International concern mounts over Venezuela
With the oil-dependent country’s economy imploding under recession and hyperinflation, public sentiment is backing Maduro’s ouster. But the socialist president is digging in. He imposed a state of emergency this week and ordered the two-day war games to show that the military can tackle domestic and foreign threats he says are being fomented with US help.
After deploying its Russian-made strike aircraft across Venezuela’s skies on Friday, the military ran other units through their paces on Saturday, state television showed. Several anti-riot squads were shown. And missiles, including a Russian BUK anti-aircraft missile on a mobile launcher, were presented, but not fired.
The defense minister, General Vladimir Padrino Lopez, said civilian militias were integrated into the defense strategy of the armed forces “under the constitutional principle of shared responsibility between the state and society.”
The opposition, which has a majority in the National Assembly, this week rejected the state of emergency.
It led protests on Wednesday demanding a recall referendum against Maduro on the basis of a petition that garnered 1.8 million signatures. Seventy percent of Venezuelans want a change of government, polls say.
But the Supreme Court, stacked with judges loyal to Maduro, overruled the legislature and said that the emergency decree was “constitutional.”

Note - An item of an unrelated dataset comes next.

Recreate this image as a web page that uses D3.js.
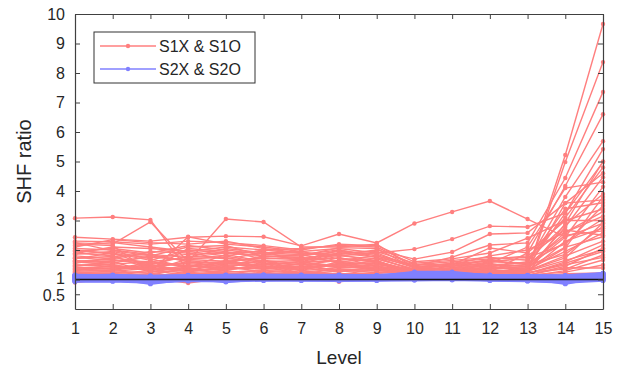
<!DOCTYPE html>
<html>
<head>
<meta charset="utf-8">
<script src="https://cdn.jsdelivr.net/npm/d3@7/dist/d3.min.js"></script>
<style>
  body { margin: 0; background: #fff; }
  text { font-family: "Liberation Sans", Arial, sans-serif; fill: #262626; }
</style>
</head>
<body>
<svg id="chart" width="622" height="372"></svg>
<script>
const levels = d3.range(1, 16);
const yTicks = [0.5, 1, 2, 3, 4, 5, 6, 7, 8, 9, 10];
const legendLabels = ["S1X & S1O", "S2X & S2O"];

// S1X & S1O (red)
const redSeries = [
  [3.08,3.12,3.02,1.30,1.55,1.45,1.35,1.50,1.40,1.30,1.45,1.55,1.30,5.22,9.66],
  [2.43,2.37,2.30,2.43,2.47,2.45,2.14,2.54,2.24,2.90,3.29,3.66,3.05,2.44,2.90],
  [2.24,2.20,2.95,1.60,3.05,2.95,2.10,2.10,2.20,1.40,1.55,1.45,1.25,4.98,8.37],
  [2.20,2.15,1.25,2.45,2.20,2.10,1.95,2.05,1.90,2.03,2.37,2.81,2.78,3.25,5.42],
  [2.10,2.35,2.25,2.20,2.30,2.05,1.90,1.85,2.00,1.69,1.93,2.54,2.58,3.59,4.60],
  [1.95,2.05,1.90,2.15,2.00,1.85,1.80,1.95,1.85,1.45,1.76,2.17,2.24,4.44,7.36],
  [1.90,1.80,1.35,2.05,1.95,1.70,1.75,1.80,1.70,1.35,1.50,2.07,1.90,4.17,6.60],
  [1.85,1.95,1.70,1.40,1.85,1.60,1.65,2.00,1.75,1.30,1.40,1.60,1.56,3.80,5.69],
  [1.80,1.70,1.95,1.90,1.70,1.90,1.95,1.70,1.60,1.25,1.30,1.50,1.45,3.25,4.98],
  [1.75,1.65,1.60,1.75,1.80,1.55,1.50,1.65,1.80,1.40,1.35,1.40,1.35,2.78,4.47],
  [1.70,1.90,1.45,1.55,1.60,1.75,1.85,1.55,1.55,1.20,1.30,1.35,1.40,2.44,4.14],
  [1.65,1.55,1.80,1.65,1.50,1.45,1.40,1.75,1.45,1.30,1.25,1.45,1.30,2.07,3.80],
  [1.60,1.50,1.30,1.70,1.75,1.50,1.60,1.45,1.65,1.15,1.35,1.30,1.20,2.90,5.00],
  [1.55,1.75,1.55,1.45,1.40,1.65,1.30,1.60,1.35,1.25,1.20,1.40,1.35,3.59,3.70],
  [1.50,1.45,1.40,1.30,1.65,1.35,1.55,1.40,1.50,1.35,1.25,1.25,1.90,3.00,3.39],
  [1.45,1.60,1.25,1.50,1.35,1.40,1.45,1.30,1.25,1.20,1.30,1.35,1.45,2.60,3.15],
  [1.40,1.35,1.50,1.25,1.45,1.25,1.35,1.55,1.40,1.10,1.15,1.20,1.30,1.73,2.92],
  [1.35,1.30,1.20,1.35,1.30,1.55,1.20,1.35,1.30,1.25,1.20,1.30,1.25,2.30,2.74],
  [1.30,1.40,1.35,1.20,1.25,1.30,1.40,1.25,1.45,1.15,1.10,1.25,1.35,1.95,2.58],
  [1.25,1.25,1.15,1.40,1.20,1.20,1.25,1.20,1.20,1.10,1.25,1.15,1.20,1.60,2.17],
  [1.20,1.20,1.30,1.15,1.30,1.15,1.30,1.15,1.25,1.20,1.15,1.20,1.15,1.45,2.06],
  [1.15,1.15,1.10,1.25,1.15,1.25,1.15,1.30,1.15,1.10,1.20,1.10,1.25,1.35,1.83],
  [1.10,1.10,1.20,1.10,1.10,1.10,1.10,1.10,1.10,1.15,1.10,1.15,1.10,1.30,1.66],
  [0.90,1.05,1.05,0.88,1.05,1.05,1.05,0.92,1.05,1.05,1.05,1.05,1.15,1.25,1.49],
  [2.00,1.85,1.75,1.85,1.90,1.80,1.70,1.90,1.95,1.55,1.65,1.75,1.65,2.85,3.90],
  [2.15,2.25,2.10,1.95,2.10,2.00,2.05,2.15,2.10,1.50,1.60,1.70,1.75,2.20,3.50],
  [1.98,1.90,1.65,2.00,1.90,1.95,1.60,1.90,1.75,1.45,1.45,1.65,1.50,1.85,2.80],
  [1.72,1.78,1.85,1.60,1.55,1.80,1.75,1.60,1.70,1.35,1.35,1.55,2.10,4.10,4.30],
  [1.62,1.68,1.50,1.80,1.70,1.65,1.55,1.85,1.60,1.30,1.40,1.45,1.60,3.40,3.60],
  [1.48,1.52,1.60,1.45,1.55,1.60,1.50,1.50,1.55,1.25,1.30,1.35,1.40,2.10,2.45],
  [1.38,1.45,1.40,1.60,1.40,1.35,1.45,1.45,1.35,1.20,1.25,1.30,1.30,1.80,2.30],
  [1.28,1.32,1.45,1.35,1.35,1.45,1.30,1.40,1.40,1.15,1.20,1.25,1.20,1.55,1.95],
  [1.18,1.22,1.25,1.30,1.25,1.30,1.25,1.35,1.30,1.20,1.15,1.20,1.15,1.40,1.39],
  [1.12,1.18,1.15,1.20,1.20,1.20,1.20,1.20,1.20,1.10,1.10,1.10,1.10,1.20,1.22],
  [2.30,2.28,2.20,2.30,2.25,2.15,2.00,2.20,2.15,1.60,1.70,1.90,2.40,3.00,3.00],
  [2.05,2.00,1.85,1.75,2.05,1.90,1.85,2.00,1.80,1.50,1.50,1.80,2.00,2.60,3.30],
  [1.58,1.62,1.75,1.68,1.62,1.72,1.68,1.72,1.62,1.28,1.38,1.50,1.55,2.25,3.05],
  [1.42,1.38,1.55,1.48,1.58,1.48,1.62,1.62,1.48,1.18,1.28,1.40,1.50,2.50,2.65],
  [1.32,1.48,1.32,1.42,1.48,1.52,1.40,1.48,1.58,1.22,1.22,1.28,1.28,1.65,2.00],
  [1.22,1.28,1.38,1.28,1.40,1.38,1.52,1.28,1.35,1.12,1.18,1.22,1.22,1.50,1.75],
  [1.88,2.10,2.05,1.95,1.80,2.00,1.88,1.80,1.90,1.42,1.55,1.62,1.70,3.10,4.80],
  [2.25,1.98,1.80,2.10,2.15,1.78,1.80,2.08,2.05,1.38,1.48,1.68,1.80,2.68,2.50]
];

// S2X & S2O (blue)
const blueSeries = [
  [1.08,1.06,1.02,1.05,1.10,1.10,1.08,1.10,1.08,1.12,1.15,1.10,1.08,1.05,1.12],
  [1.05,1.04,0.86,1.02,1.08,1.08,1.06,1.08,1.06,1.18,1.22,1.08,1.06,1.02,1.15],
  [1.02,1.08,1.05,1.08,1.06,1.05,1.04,1.06,1.04,1.10,1.12,1.06,1.04,0.86,1.10],
  [1.10,1.02,1.00,1.00,1.12,1.12,1.10,1.12,1.10,1.25,1.25,1.12,1.10,1.08,1.18],
  [0.98,1.00,0.98,1.04,0.92,1.02,1.02,1.04,1.02,1.08,1.10,1.04,1.02,1.00,1.08],
  [1.06,1.10,1.06,1.06,1.05,1.06,1.00,1.02,1.00,1.06,1.08,1.02,1.00,1.04,1.05],
  [1.12,1.06,1.08,1.10,1.04,1.04,1.06,1.00,1.06,1.04,1.06,1.00,1.08,1.02,1.02],
  [0.95,0.96,0.92,0.98,1.02,1.00,0.98,0.98,0.98,1.02,1.04,0.98,0.96,0.92,1.00],
  [1.04,1.02,1.04,1.02,1.08,1.08,1.08,1.06,1.04,1.14,1.18,1.06,1.05,1.06,1.14],
  [1.00,0.98,1.00,0.96,1.00,0.98,1.00,1.02,1.00,1.04,1.02,1.02,1.02,0.98,0.98],
  [1.14,1.12,1.10,1.12,1.14,1.14,1.12,1.14,1.12,1.16,1.20,1.14,1.12,1.10,1.16],
  [1.07,1.05,1.03,1.07,1.06,1.07,1.05,1.07,1.05,1.09,1.13,1.08,1.06,1.03,1.07],
  [0.97,1.03,0.95,1.00,0.96,1.01,1.03,1.01,1.03,1.00,1.00,1.01,0.98,0.95,1.03],
  [1.09,1.08,1.07,1.03,1.09,1.09,1.07,1.09,1.09,1.20,1.16,1.09,1.09,1.07,1.20],
  [1.01,1.00,1.01,1.08,1.03,1.03,1.09,1.05,1.07,1.06,1.09,1.03,1.03,1.01,1.06],
  [1.11,1.09,1.09,1.09,1.11,1.11,1.11,1.11,1.11,1.14,1.14,1.11,1.11,1.09,1.09],
  [1.15,1.13,1.12,1.13,1.15,1.16,1.14,1.15,1.13,1.18,1.22,1.15,1.13,1.12,1.19],
  [0.93,0.94,0.90,0.96,0.94,0.97,0.97,0.96,0.97,0.98,0.99,0.97,0.95,0.90,0.97],
  [1.13,1.15,1.11,1.14,1.13,1.13,1.15,1.13,1.14,1.22,1.19,1.13,1.14,1.13,1.21],
  [0.99,0.97,0.97,1.06,0.98,1.00,1.01,0.99,1.01,1.03,1.05,1.00,1.00,0.97,1.04]
];

const svg = d3.select("#chart");
const margin = { left: 75, right: 19, top: 14, bottom: 62 };
const W = 622, H = 372;
const x = d3.scaleLinear().domain([1, 15]).range([margin.left, W - margin.right]);
const y = d3.scaleLinear().domain([0, 10]).range([H - margin.bottom - 1, margin.top]);

const axisColor = "#404040";
const redColor = "#ff7f7f";
const blueColor = "#8080ff";

const line = d3.line()
  .x((d, i) => x(levels[i]))
  .y(d => y(d));

function drawSeries(data, color, width, r) {
  const g = svg.append("g");
  g.selectAll("path")
    .data(data)
    .join("path")
    .attr("d", line)
    .attr("fill", "none")
    .attr("stroke", color)
    .attr("stroke-width", width);
  g.selectAll("g.pts")
    .data(data)
    .join("g")
    .selectAll("circle")
    .data(d => d)
    .join("circle")
    .attr("cx", (d, i) => x(levels[i]))
    .attr("cy", d => y(d))
    .attr("r", r)
    .attr("fill", color);
}

drawSeries(redSeries, redColor, 1.4, 2.2);
drawSeries(blueSeries, blueColor, 2.6, 2.6);

// reference line at ratio 1
svg.append("line")
  .attr("x1", x(1)).attr("x2", x(15))
  .attr("y1", y(1)).attr("y2", y(1))
  .attr("stroke", "#111")
  .attr("stroke-width", 1.3);

// axes, ticks pointing inward
const axBottom = svg.append("g")
  .attr("transform", `translate(0,${y(0)})`)
  .call(d3.axisBottom(x).tickValues(levels).tickSizeInner(-5).tickSizeOuter(0).tickPadding(14));
const axTop = svg.append("g")
  .attr("transform", `translate(0,${y(10)})`)
  .call(d3.axisTop(x).tickValues(levels).tickSizeInner(-5).tickSizeOuter(0).tickFormat(""));
const axLeft = svg.append("g")
  .attr("transform", `translate(${x(1)},0)`)
  .call(d3.axisLeft(y).tickValues(yTicks).tickSizeInner(-5).tickSizeOuter(0).tickPadding(10)
    .tickFormat(d => d));
const axRight = svg.append("g")
  .attr("transform", `translate(${x(15)},0)`)
  .call(d3.axisRight(y).tickValues(yTicks).tickSizeInner(-5).tickSizeOuter(0).tickFormat(""));

[axBottom, axTop, axLeft, axRight].forEach(a => {
  a.selectAll("path.domain").attr("stroke", axisColor).attr("stroke-width", 1.2);
  a.selectAll(".tick line").attr("stroke", axisColor).attr("stroke-width", 1);
  a.selectAll(".tick text")
    .attr("fill", "#262626")
    .style("font-family", "'Liberation Sans', Arial, sans-serif")
    .style("font-size", "16px");
});
// "1" and "0.5" sit very close together, as in the original
axLeft.selectAll(".tick text")
  .filter(d => d === 1).attr("dy", "0.22em");
axLeft.selectAll(".tick text")
  .filter(d => d === 0.5).attr("dy", "0.42em");

svg.append("text")
  .attr("x", (x(1) + x(15)) / 2)
  .attr("y", 364)
  .attr("text-anchor", "middle")
  .style("font-size", "19px")
  .text("Level");

svg.append("text")
  .attr("transform", `translate(31,${(y(0) + y(10)) / 2}) rotate(-90)`)
  .attr("text-anchor", "middle")
  .style("font-size", "20px")
  .text("SHF ratio");

// legend
const lg = svg.append("g");
lg.append("rect")
  .attr("x", 94).attr("y", 32).attr("width", 161).attr("height", 51)
  .attr("fill", "#fff").attr("stroke", "#333").attr("stroke-width", 1);
const legendColors = [redColor, blueColor];
legendLabels.forEach((label, i) => {
  const ly = 46 + i * 23;
  lg.append("line")
    .attr("x1", 100).attr("x2", 156).attr("y1", ly).attr("y2", ly)
    .attr("stroke", legendColors[i]).attr("stroke-width", 1.3);
  lg.append("circle").attr("cx", 128).attr("cy", ly).attr("r", 2.2).attr("fill", legendColors[i]);
  lg.append("text")
    .attr("x", 159).attr("y", ly + 6)
    .style("font-size", "16px")
    .text(label);
});
</script>
</body>
</html>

Separately, electoral officials have been dragging their feet in validating the petition.Opposition leader Henrique Capriles, whom Maduro narrowly beat to the presidency in 2013 elections following the death of Hugo Chavez, has given dire warnings about the mounting public frustration.
The risk is that “along the way there is a social explosion and, as we have repeated, a coup d’etat,” Capriles said in an interview with the Spanish newspaper El Pais.“We don’t want a coup d’etat. The solution for Venezuela isn’t a military uprising. That would be worse than what we have today.”